At the core of finite difference approximation is a discretization of the spacetime, or a numerical grid (shown below). Then, a function f(t,r) is represented by values at a discrete set of points (m,n).

                p in M          <-->     (t,r)      <-->        (m,n)
         (point in a manifold)        (in a chart)        (discretized point)
                                           |                      |
                                           V                      V
                                         f(t,r)                 f(m,n)    

The points (m,n) are called the grid points or nodes. The grid points are chosen to reside at the center of grid cells (the other approach would be to associate the grid points with the vertices of the grid cells). 

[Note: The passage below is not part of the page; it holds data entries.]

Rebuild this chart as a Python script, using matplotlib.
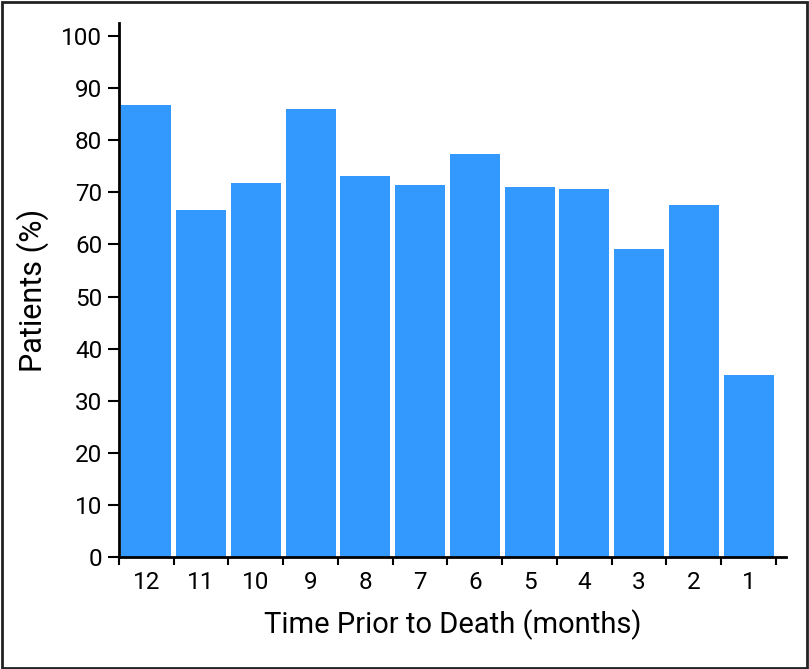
import matplotlib
matplotlib.use("Agg")
import matplotlib.pyplot as plt
import numpy as np

months = ["12", "11", "10", "9", "8", "7", "6", "5", "4", "3", "2", "1"]
patients_pct = [86.8, 66.7, 71.8, 86.0, 73.1, 71.4, 77.4, 71.0, 70.7, 59.1, 67.5, 34.9]
y_ticks = [0, 10, 20, 30, 40, 50, 60, 70, 80, 90, 100]

BAR_COLOR = "#3399FF"

plt.rcParams["font.family"] = ["Roboto", "DejaVu Sans"]

fig = plt.figure(figsize=(8.09, 6.69), dpi=100)
ax = fig.add_axes([119 / 809, 0.1674, (786 - 119) / 809, 0.9656 - 0.1674])

x = np.arange(len(months))
ax.bar(x, patients_pct, width=0.91, color=BAR_COLOR, linewidth=0)

ax.set_xlim(-0.5, len(months) - 0.5 + 10 / 54.67)
ax.set_ylim(0, 102.5)

# major ticks at bar boundaries, labels at bar centres
ax.set_xticks(np.arange(len(months) + 1) - 0.5)
ax.set_xticklabels([])
ax.set_xticks(x, minor=True)
ax.set_xticklabels(months, minor=True)
ax.tick_params(axis="x", which="minor", length=0, pad=10, labelsize=17.5)
ax.tick_params(axis="x", which="major", length=6, width=1.5, direction="out")

ax.set_yticks(y_ticks)
ax.tick_params(axis="y", length=8, width=1.5, pad=4, labelsize=17.5)

for side in ["top", "right"]:
    ax.spines[side].set_visible(False)
for side in ["left", "bottom"]:
    ax.spines[side].set_linewidth(2)

ax.set_xlabel("Time Prior to Death (months)", fontsize=21, labelpad=11)
ax.set_ylabel("Patients (%)", fontsize=22, labelpad=9)

# frame round the whole figure
fig.patches.append(plt.Rectangle((0.002, 0.002), 0.996, 0.995, transform=fig.transFigure,
                                 fill=False, edgecolor="#222222", linewidth=2))

fig.savefig("out.png", dpi=100)
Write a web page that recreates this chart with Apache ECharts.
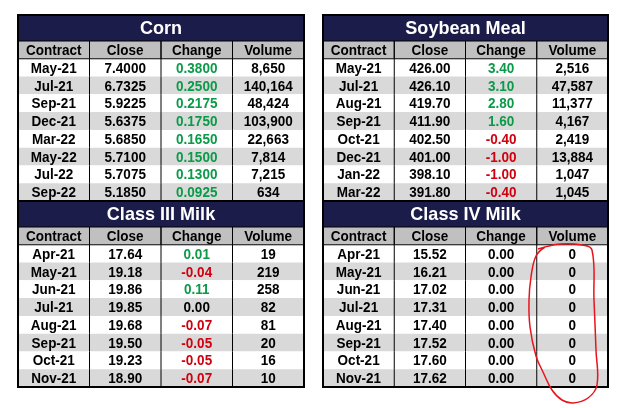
<!DOCTYPE html>
<html>
<head>
<meta charset="utf-8">
<script src="https://cdn.jsdelivr.net/npm/echarts@6/dist/echarts.min.js"></script>
<style>
  html, body { margin: 0; padding: 0; background: #fff; }
  #chart { width: 627px; height: 408px; }
</style>
</head>
<body>
<div id="chart"></div>
<script>
const headers = ["Contract", "Close", "Change", "Volume"]

const cornContracts = ["May-21", "Jul-21", "Sep-21", "Dec-21", "Mar-22", "May-22", "Jul-22", "Sep-22"]
const cornClose = [7.4, 6.7325, 5.9225, 5.6375, 5.685, 5.71, 5.7075, 5.185]
const cornChange = [0.38, 0.25, 0.2175, 0.175, 0.165, 0.15, 0.13, 0.0925]
const cornVolume = [8650, 140164, 48424, 103900, 22663, 7814, 7215, 634]

const mealContracts = ["May-21", "Jul-21", "Aug-21", "Sep-21", "Oct-21", "Dec-21", "Jan-22", "Mar-22"]
const mealClose = [426.0, 426.1, 419.7, 411.9, 402.5, 401.0, 398.1, 391.8]
const mealChange = [3.4, 3.1, 2.8, 1.6, -0.4, -1.0, -1.0, -0.4]
const mealVolume = [2516, 47587, 11377, 4167, 2419, 13884, 1047, 1045]

const milk3Contracts = ["Apr-21", "May-21", "Jun-21", "Jul-21", "Aug-21", "Sep-21", "Oct-21", "Nov-21"]
const milk3Close = [17.64, 19.18, 19.86, 19.85, 19.68, 19.5, 19.23, 18.9]
const milk3Change = [0.01, -0.04, 0.11, 0.0, -0.07, -0.05, -0.05, -0.07]
const milk3Volume = [19, 219, 258, 82, 81, 20, 16, 10]

const milk4Contracts = ["Apr-21", "May-21", "Jun-21", "Jul-21", "Aug-21", "Sep-21", "Oct-21", "Nov-21"]
const milk4Close = [15.52, 16.21, 17.02, 17.31, 17.4, 17.52, 17.6, 17.62]
const milk4Change = [0, 0, 0, 0, 0, 0, 0, 0]
const milk4Volume = [0, 0, 0, 0, 0, 0, 0, 0]

const FONT = '"Liberation Sans", Arial, sans-serif'
const NAVY = "#1c1c4a"

const boxes = [
  { title: "Corn", left: 18, top: 15, width: 286, dec: 4, c: cornContracts, cl: cornClose, ch: cornChange, v: cornVolume },
  { title: "Soybean Meal", left: 323, top: 15, width: 285, dec: 2, c: mealContracts, cl: mealClose, ch: mealChange, v: mealVolume },
  { title: "Class III Milk", left: 18, top: 201, width: 286, dec: 2, c: milk3Contracts, cl: milk3Close, ch: milk3Change, v: milk3Volume },
  { title: "Class IV Milk", left: 323, top: 201, width: 285, dec: 2, c: milk4Contracts, cl: milk4Close, ch: milk4Change, v: milk4Volume },
]
const titleH = 26
const bodyH = 160

const changeColor = n => (n > 0 ? "#0a9a48" : n < 0 ? "#d0000f" : "#000")

const buildCells = b => {
  const cells = headers.map((h, i) => [i, 0, h, "#000"])
  b.c.forEach((name, r) => {
    const row = r + 1
    cells.push([0, row, name, "#000"])
    cells.push([1, row, b.cl[r].toFixed(b.dec), "#000"])
    cells.push([2, row, b.ch[r].toFixed(b.dec), changeColor(b.ch[r])])
    cells.push([3, row, b.v[r].toLocaleString("en-US"), "#000"])
  })
  return cells
}

const renderCell = (params, api) => {
  const col = api.value(0)
  const row = api.value(1)
  const c = api.coord([col, row])
  const s = api.size([1, 1])
  const x = c[0] - s[0] / 2
  const y = c[1] - s[1] / 2
  const isHead = row === 0
  const bg = isHead ? "#c0c0c0" : row % 2 === 1 ? "#ffffff" : "#d9d9d9"
  const children = [
    { type: "rect", shape: { x: x, y: y, width: s[0], height: s[1] }, style: { fill: bg } },
  ]
  if (isHead) {
    children.push({
      type: "rect",
      shape: { x: x, y: y, width: s[0], height: s[1] },
      style: { fill: null, stroke: "#000", lineWidth: 1 },
      z2: 5,
    })
  } else if (col > 0) {
    children.push({
      type: "line",
      shape: { x1: x, y1: y, x2: x, y2: y + s[1] },
      style: { stroke: "#000", lineWidth: 1 },
      z2: 5,
    })
  }
  children.push({
    type: "text",
    x: c[0],
    y: c[1] + 1,
    scaleX: 0.9,
    style: {
      text: api.value(2),
      x: 0,
      y: 0,
      align: "center",
      verticalAlign: "middle",
      fill: api.value(3),
      font: `bold 15px ${FONT}`,
    },
    z2: 10,
  })
  return { type: "group", children: children }
}

const grids = []
const xAxes = []
const yAxes = []
const series = []
const graphics = []

boxes.forEach((b, i) => {
  grids.push({ left: b.left, top: b.top + titleH, width: b.width, height: bodyH })
  xAxes.push({ type: "category", gridIndex: i, data: headers, show: false })
  yAxes.push({
    type: "category",
    gridIndex: i,
    inverse: true,
    data: ["header"].concat(b.c),
    show: false,
  })
  series.push({
    type: "custom",
    xAxisIndex: i,
    yAxisIndex: i,
    renderItem: renderCell,
    encode: { x: 0, y: 1 },
    data: buildCells(b),
    silent: true,
  })
  graphics.push({
    type: "rect",
    shape: { x: b.left, y: b.top, width: b.width, height: titleH },
    style: { fill: NAVY },
  })
  graphics.push({
    type: "text",
    x: b.left + b.width / 2,
    y: b.top + titleH / 2 + 1,
    scaleX: 0.95,
    style: {
      text: b.title,
      x: 0,
      y: 0,
      align: "center",
      verticalAlign: "middle",
      fill: "#fff",
      font: `bold 19px ${FONT}`,
    },
  })
  graphics.push({
    type: "rect",
    z: 100,
    shape: { x: b.left, y: b.top, width: b.width, height: titleH + bodyH },
    style: { fill: null, stroke: "#000", lineWidth: 2 },
  })
})

// red hand drawn loop around the Class IV volume column
graphics.push({
  type: "polyline",
  z: 120,
  shape: {
    smooth: 0.4,
    points: [
      [538, 249], [560, 244], [582, 245], [592, 250], [594, 300], [596, 350],
      [597, 385], [588, 398], [573, 403], [562, 400], [552, 390], [543, 372],
      [536, 356], [530, 327], [529, 300], [531, 277], [536, 256], [545, 247],
    ],
  },
  style: { fill: null, stroke: "#e8141b", lineWidth: 1.5 },
})

const chart = echarts.init(document.getElementById("chart"))
chart.setOption({
  backgroundColor: "#fff",
  animation: false,
  grid: grids,
  xAxis: xAxes,
  yAxis: yAxes,
  series: series,
  graphic: graphics,
})
</script>
</body>
</html>
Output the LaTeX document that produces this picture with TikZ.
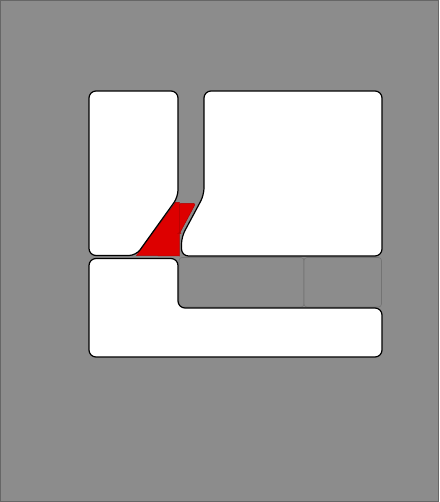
\documentclass[tikz,border=0pt]{standalone}
\begin{document}
\begin{tikzpicture}[x=1pt,y=-1pt,
  boxfill/.style={fill=white,rounded corners=7pt},
  boxline/.style={draw=black,line width=1.2pt,rounded corners=7pt},
  cell/.style={draw=black!55,fill=bggray,line width=0.6pt,rounded corners=3pt},
  redpart/.style={fill=myred,draw=myred!80!black,line width=0.5pt}]
\definecolor{bggray}{HTML}{8C8C8C}
\definecolor{myred}{HTML}{DD0000}
\def\leftbox{(110,255.5) -- (89,255.5) -- (89,91) -- (178,91) -- (178,197) -- (136,255.5) -- cycle}
\def\rightbox{(290,91) -- (382,91) -- (382,256) -- (181.5,256) -- (181.5,237) -- (204,195) -- (204,91) -- cycle}
\def\lbox{(130,357) -- (89,357) -- (89,258.5) -- (178,258.5) -- (178,308) -- (382,308) -- (382,357) -- cycle}
\useasboundingbox (0,0) rectangle (439,502);
\fill[bggray] (0,0) rectangle (439,502);
\draw[black!60,line width=0.8pt] (0.4,0.4) rectangle (438.6,501.6);
% gray cells
\draw[cell] (179,257.5) rectangle (304,307);
\draw[cell] (304,257.5) rectangle (381.5,307);
% box fills
\path[boxfill] \leftbox;
\path[boxfill] \rightbox;
\path[boxfill] \lbox;
% red parts
\draw[redpart] (136.5,255.5) -- (175.5,202.5) -- (179.3,202.5) -- (179.3,256) -- cycle;
\draw[redpart,rounded corners=1.5pt] (179.3,203.5) -- (195.5,203.5) -- (179.6,233.3) -- (179.3,233.3) -- cycle;
% box outlines
\path[boxline] \leftbox;
\path[boxline] \rightbox;
\path[boxline] \lbox;
\end{tikzpicture}
\end{document}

The data structure GridPoint contains the set of fields {f,...} that are kept in the memory for the point (m,n). The numerical grid is an array of grid points grid[m][n] where a field f is directly accessible as grid[m][n].f, or using a macro as f(m,n)

The grid consists of the interior points, and the virtual points at the boundary. The virtual points are used to impose the boundary conditions. 

A cell-centered uniform grid with nLen grid points in each grid row is shown below (see also [1], p.192).

         left virtual                grid cell        grid point     right virtual
            point(s)                 .---^---.            |             point(s)
      .        |               n-1  '    n    '  n+1      |                |
      :   +----|----+-------+-------+---------+-------+---|---+-------+----|----+
     m+1  |    O    |       |       | (m+1,n) |       |   X   |       |    O    |
          +---------+-------+-------.=========.-------+-------+-------+---------+
      m   |         |       |(m,n-1)|  (m,n)  |(m,n+1)|       |       |         |
          +---------+-------+-------'========='-------+-------+-------+---------+
     m-1  |         |       |       |         |       |       |       |         |
      .   +---------'-------+-------+---------+-------+-------+-------'---------+
      :        0    |   1       2      . . .                    nLen  |  nLen+1
                    ^                                                 ^
                   r_min                                            r_max       

The cell-centered uniform grid implies:

     r = r_min + ( n - 1/2 ) delta_r
     delta_r = ( r_max - r_min ) / nLen
  • if nGhost = 1, n ranges between 1 and nLen; the boundary virtual points are grid[m][0] and grid[m][nLen+1]
  • m ranges between 1 and mLen, and wraps around; the slices grid[mLen+1]... are used for intermediate integration steps.

In parallel simulations, the grid is split across processes using MPI, allowing storage of large grid functions and parallel work on each part.